His Resolution 10-31 would prohibit political signs larger than 2 by 4 feet, or 8 square feet. It would also restrict the time that signs could be posted to no more than 120 days before an election and no more than 30 days after it.
"I don’t think we can or should limit people’s choices as to how many candidates they can support at one time," Anderson said. "I think it’s totally fair to say you must limit your campaigns signs to X size. This way everybody’s on the same, level playing field. That also cuts down on the costs of the signs, too."
Anderson, who represents Windward Oahu, plans to hold a public hearing on the measure next month in the Council’s Zoning Committee, which he chairs. Because it would change the Land Use Ordinance, the proposal must pass as a resolution before a bill can move forward.
The Outdoor Circle will be meeting with Anderson to discuss the proposal this week in hopes of moving it along. The environmental organization, best known for keeping Hawaii free of billboards, has pushed for years to restrict campaign signs, citing broad public support. In 2008 a bill to limit the size and number of signs appeared close to passage at the Legislature but was shot down at the end of the session.

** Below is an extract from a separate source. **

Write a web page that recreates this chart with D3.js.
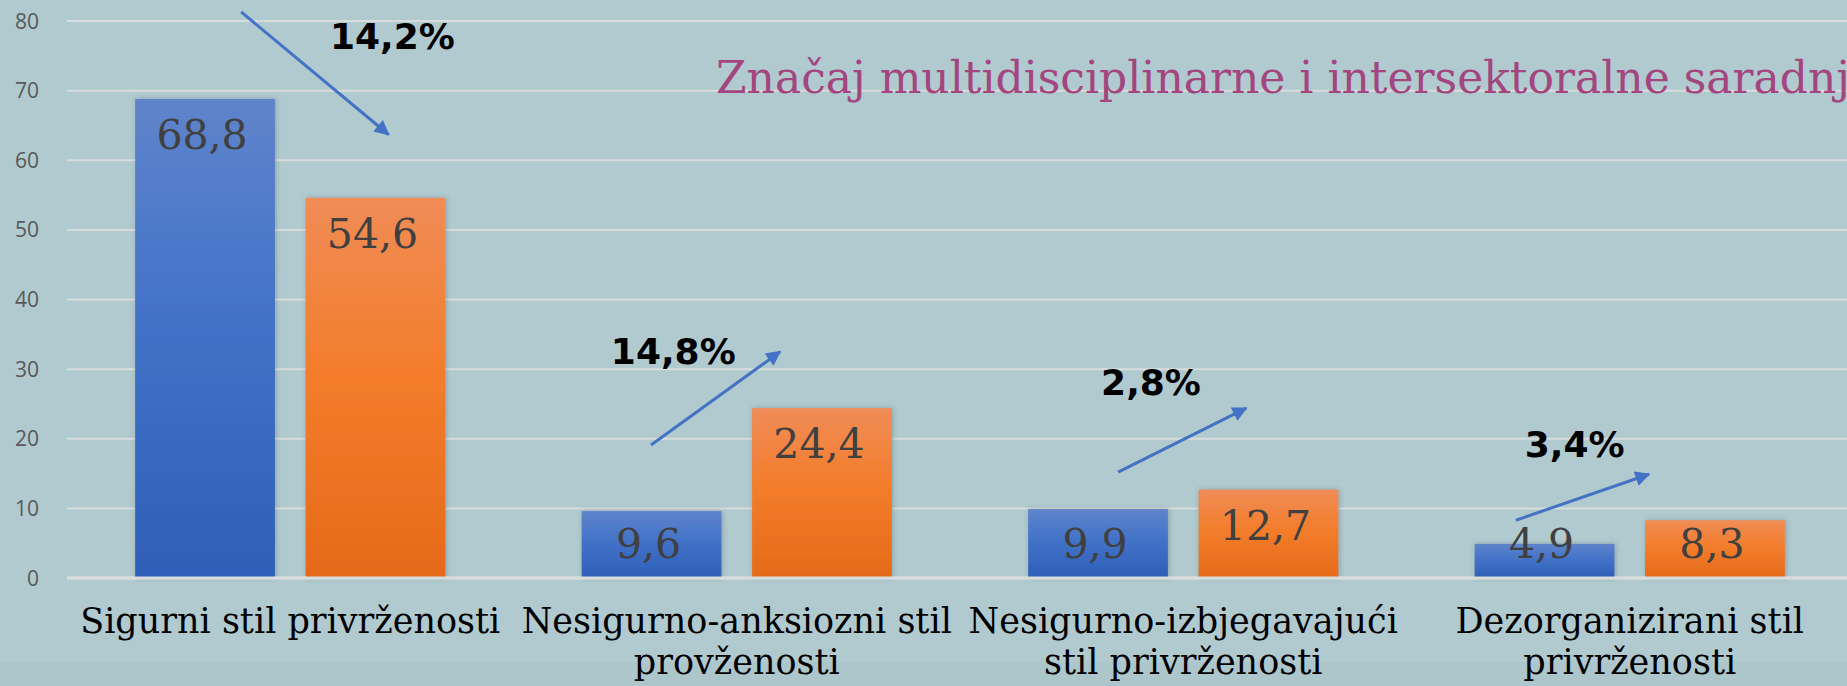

"The sizes of the signs are incredibly out of hand," said Bob Loy, director of environmental programs for the Outdoor Circle. "Our guidelines recommend a 2-by-4-foot sign, which is visible from a distance. We keep seeing literally these billboards up there, supported by frames, in a state where we thought billboards had been prohibited for the better part of the last 100 years."
"Political signs have gone from being an honest representation of a family’s political choice to it all being about name identification," he said. "The real loser in all this is the beauty of Hawaii and the people who have to look at all these signs everywhere."
Commercial billboards are illegal in Hawaii, along with off-site advertising. There are no restrictions on political signs other than the prohibition against placing them on public property or creating a safety hazard.
Jon Van Dyke, professor of constitutional law at the University of Hawaii, said federal court rulings protect the right of people to express themselves through signs on their property, but also allow for some regulation.
"The right that exists is the right to tell your neighbors what you believe in," Van Dyke said. "That’s something that I’m committed to and support." At the same time, he said, "It’s OK to regulate the size of the signs and to prohibit people paying somebody to put up a sign."
"I suppose some people running for office think these signs help them," he added. "But the overall visual impact on our community is really devastating, I think."
In some cases, campaigners don’t even bother to ask permission before posting signs on private property.
"Some ask if they can put signs; some they just put up the signs," said Fasa Liua, relaxing in a lava-lava on a steamy afternoon in Kalihi.
The fence on his family’s property, fringed with palm fronds, sported 21 signs and banners, including one candidate for governor, three vying for lieutenant governor and one for Congress. Missing from the colorful display was the family’s favorite candidate.
"We want to take them down and put up Mufi signs," Liua said. But in easygoing local style, he and his relatives have let the posters stay.
For first-time candidates, signs are a relatively inexpensive and effective way of putting their name in the minds of voters. In a crowded race like the one for the downtown City Council district, where 10 candidates are competing, name recognition is an important first step.
Christopher Wong, a small-business owner from Kalihi Valley who is running for that seat, put up signs in May to introduce himself to voters and pique their interest. In walking door to door, Wong said he and his volunteers always ask for permission from property owners. Most of his signs are just 1 by 2 feet, but he also has some 6-foot banners.
"This is a temporary thing," Wong said. "This is democracy. It’s beautiful that everyone’s getting out there. This is my first campaign. It is a messy race, with 10 candidates in all."
Wong said he supports the mission of the Outdoor Circle and would back limits on the size and duration of residential signs.
Lin, whose Nuuanu home is a magnet for campaign signs because of its location, had an encouraging word for those concerned about visual blight.
"Pretty soon," she said, "they’re going to come down."